The Emily Post Etipedia also offers helpful hints for more upscale dining options. You only need to tip the host/maitre d’ if he or she has gone beyond the call of duty to find you a table on a busy night (or if you are a regular). At that point, $10 to $20 is appropriate. When your car is returned to you, tip the valet between $2 and $5. Finally, tip restroom attendants between $0.50 and $3.

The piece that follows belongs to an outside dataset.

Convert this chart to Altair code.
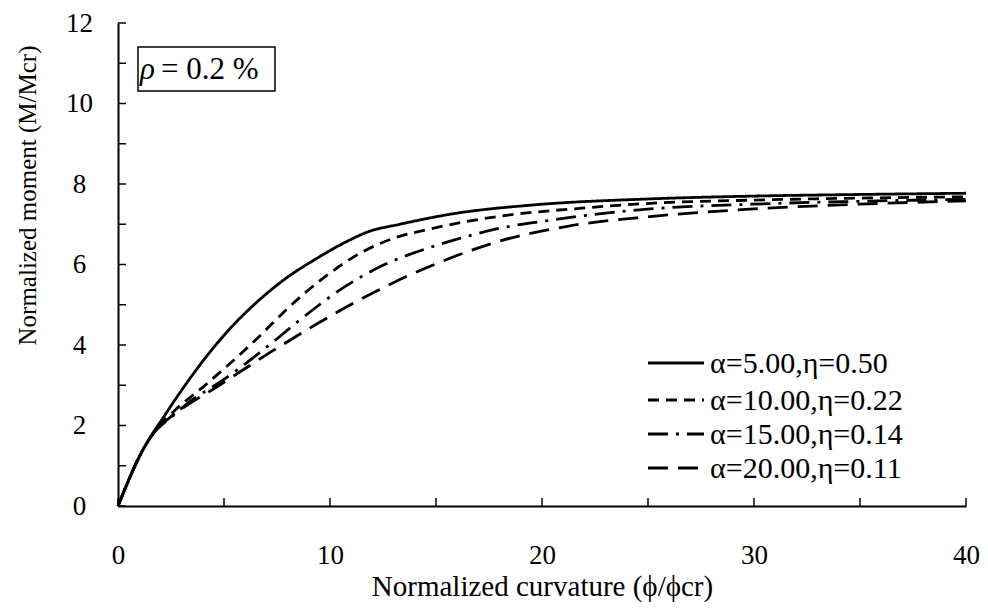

Tipping Etiquette During Travel
When you leave home, don’t forget to bring plenty of ones and fives. You’re going to need them. Tipping etiquette while you travel includes almost everyone who performs a service for you, from the skycap who takes your bags through the airport to the bellhop at the hotel to the concierge to the tax driver. Here is what the Etipedia says about tipping etiquette when you travel:
- Anyone who carries your bags (skycap or bellhop) should receive $2 for the first bag, and $1 for each additional bag. If the bellhop provides additional service, such as room delivery of personal hygiene items, or picking up your dry cleaning, you should tip $2 to $3 per service.

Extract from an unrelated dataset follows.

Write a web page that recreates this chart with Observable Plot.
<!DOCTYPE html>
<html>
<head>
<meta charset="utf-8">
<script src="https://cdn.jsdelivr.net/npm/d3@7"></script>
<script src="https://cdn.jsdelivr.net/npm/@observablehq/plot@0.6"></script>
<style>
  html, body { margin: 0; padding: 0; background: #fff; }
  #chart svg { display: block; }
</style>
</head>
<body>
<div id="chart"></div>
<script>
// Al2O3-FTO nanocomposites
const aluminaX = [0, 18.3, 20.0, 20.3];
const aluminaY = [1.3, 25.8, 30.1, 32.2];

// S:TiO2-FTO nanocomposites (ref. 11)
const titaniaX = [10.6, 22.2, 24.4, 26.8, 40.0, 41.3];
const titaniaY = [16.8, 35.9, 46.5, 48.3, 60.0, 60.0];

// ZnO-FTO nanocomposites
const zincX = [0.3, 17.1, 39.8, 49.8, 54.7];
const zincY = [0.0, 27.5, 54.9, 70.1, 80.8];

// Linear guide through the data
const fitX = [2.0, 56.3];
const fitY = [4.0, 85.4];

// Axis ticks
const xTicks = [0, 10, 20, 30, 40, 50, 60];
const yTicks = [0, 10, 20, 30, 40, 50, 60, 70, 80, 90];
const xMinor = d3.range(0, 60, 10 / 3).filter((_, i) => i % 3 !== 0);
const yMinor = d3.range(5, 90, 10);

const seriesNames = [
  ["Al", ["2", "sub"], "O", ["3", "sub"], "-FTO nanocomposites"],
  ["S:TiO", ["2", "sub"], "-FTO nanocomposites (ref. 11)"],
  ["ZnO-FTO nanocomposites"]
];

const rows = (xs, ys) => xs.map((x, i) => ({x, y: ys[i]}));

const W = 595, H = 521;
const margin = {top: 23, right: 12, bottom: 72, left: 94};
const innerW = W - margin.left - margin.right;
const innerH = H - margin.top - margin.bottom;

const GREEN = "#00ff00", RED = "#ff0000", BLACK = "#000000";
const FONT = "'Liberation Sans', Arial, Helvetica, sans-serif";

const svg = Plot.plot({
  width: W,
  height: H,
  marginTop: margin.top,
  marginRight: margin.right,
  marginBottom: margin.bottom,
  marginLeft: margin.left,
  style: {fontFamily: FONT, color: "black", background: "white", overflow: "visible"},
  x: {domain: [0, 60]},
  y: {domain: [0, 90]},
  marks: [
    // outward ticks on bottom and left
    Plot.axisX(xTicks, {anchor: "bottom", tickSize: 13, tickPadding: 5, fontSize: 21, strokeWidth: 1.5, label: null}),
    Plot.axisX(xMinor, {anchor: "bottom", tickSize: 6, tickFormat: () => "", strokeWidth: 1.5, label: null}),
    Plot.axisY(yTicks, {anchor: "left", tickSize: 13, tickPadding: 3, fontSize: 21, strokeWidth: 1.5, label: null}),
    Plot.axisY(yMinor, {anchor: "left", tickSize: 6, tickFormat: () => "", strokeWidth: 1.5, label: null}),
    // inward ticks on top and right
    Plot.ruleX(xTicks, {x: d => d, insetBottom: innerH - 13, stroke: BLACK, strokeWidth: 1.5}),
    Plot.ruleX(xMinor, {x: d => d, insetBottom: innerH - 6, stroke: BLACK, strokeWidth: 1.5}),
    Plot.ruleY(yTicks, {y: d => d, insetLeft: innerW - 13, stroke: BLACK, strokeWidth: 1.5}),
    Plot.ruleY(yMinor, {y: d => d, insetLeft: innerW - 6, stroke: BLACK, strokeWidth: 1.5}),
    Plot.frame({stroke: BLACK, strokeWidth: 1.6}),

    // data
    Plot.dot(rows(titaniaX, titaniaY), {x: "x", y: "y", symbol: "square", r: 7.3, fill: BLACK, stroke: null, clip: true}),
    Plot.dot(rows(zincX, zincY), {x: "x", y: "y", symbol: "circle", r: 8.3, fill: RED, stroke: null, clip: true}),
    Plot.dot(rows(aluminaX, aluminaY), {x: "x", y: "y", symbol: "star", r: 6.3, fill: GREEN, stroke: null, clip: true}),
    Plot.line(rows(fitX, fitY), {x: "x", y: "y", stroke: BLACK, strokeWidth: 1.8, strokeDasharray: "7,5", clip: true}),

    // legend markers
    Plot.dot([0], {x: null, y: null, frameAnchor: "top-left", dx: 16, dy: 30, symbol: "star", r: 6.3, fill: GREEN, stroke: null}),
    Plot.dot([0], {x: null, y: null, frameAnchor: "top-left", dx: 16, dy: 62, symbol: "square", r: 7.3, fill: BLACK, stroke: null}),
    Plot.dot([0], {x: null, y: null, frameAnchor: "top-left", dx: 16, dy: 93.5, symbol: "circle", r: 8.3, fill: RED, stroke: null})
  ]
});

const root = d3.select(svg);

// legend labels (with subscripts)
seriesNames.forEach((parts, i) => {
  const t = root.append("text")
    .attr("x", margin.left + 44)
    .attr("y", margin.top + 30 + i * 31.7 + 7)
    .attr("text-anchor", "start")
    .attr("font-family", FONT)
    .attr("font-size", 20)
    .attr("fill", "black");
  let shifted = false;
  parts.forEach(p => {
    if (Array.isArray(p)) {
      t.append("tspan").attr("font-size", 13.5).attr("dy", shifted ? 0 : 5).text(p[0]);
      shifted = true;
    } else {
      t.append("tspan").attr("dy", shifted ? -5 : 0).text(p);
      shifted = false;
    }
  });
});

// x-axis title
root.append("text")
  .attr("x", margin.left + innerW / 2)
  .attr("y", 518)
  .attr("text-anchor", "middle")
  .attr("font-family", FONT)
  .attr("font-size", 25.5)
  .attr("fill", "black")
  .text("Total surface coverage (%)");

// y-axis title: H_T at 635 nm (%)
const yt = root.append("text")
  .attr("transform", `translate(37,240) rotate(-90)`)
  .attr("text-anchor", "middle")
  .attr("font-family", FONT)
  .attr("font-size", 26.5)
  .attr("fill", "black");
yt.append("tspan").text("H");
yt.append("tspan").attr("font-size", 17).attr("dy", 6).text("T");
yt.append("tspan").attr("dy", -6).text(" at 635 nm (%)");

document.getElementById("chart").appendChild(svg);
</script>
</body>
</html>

- Housekeeping definitely deserves your tip. Tip between $2 and $5 for each day of stay. Emily post recommends a note that identifies the tip with “Housekeeping – Thank you.” Personally, I don’t leave the tip daily, since I don’t like to have room cleaning services performed during my stay. Maybe it’s wrong, but I just leave the entire amount when I leave.
- You don’t have to tip the concierge for answering questions. However, if the concierge does something for you, such as getting you tickets or reservations at a restaurant or spa, you should tip between $5 and $10. If the tickets or reservations were particularly hard to get, you should up the tip to $15 — or 10% to 20% of the ticket price.
- Your taxi driver should be tipped 15% to 20% of the fare. And, if the driver has to load your bags, don’t forget to tip $2 for the first bag and $1 for each bag after that.
- There’s no need to tip the doorman for opening the door (although you should smile and say thank you), but if the doorman carries your luggage ($1 to $4), hails a cab ($1 or $2 if it’s raining), or goes beyond what’s expected ($1 to $4), a tip is definitely in order.
Tipping Etiquette for Other Services
There are others that you might tip as well. At the salon or spa, those who provide you with services should be tipped between 15% and 20% of the services. At the hair salon, you might need to also tip a shampooer $2 or $3.
Delivery drivers, such as those that deliver produce to the door or deliver milk or other items regularly, should be tipped around the holidays. Depending on the frequency and size of the deliveries, $30 to $50 is usually appropriate.
Don’t forget the newspaper delivery person (if you have one). You can tip monthly, when you pay the bill, or you can offer a larger tip around the holidays. Generally, once-yearly tip should be the amount of about three-months of the subscription.
You should also tip your regular babysitter, nanny, gardener, and other service providers around the holidays. Your tip should be the amount of services rendered. For a gardener or nanny, tipping for one week’s worth of service is acceptable; for a babysitter, the average cost of one evening out is a good tip.
What do you think? How is your tipping etiquette?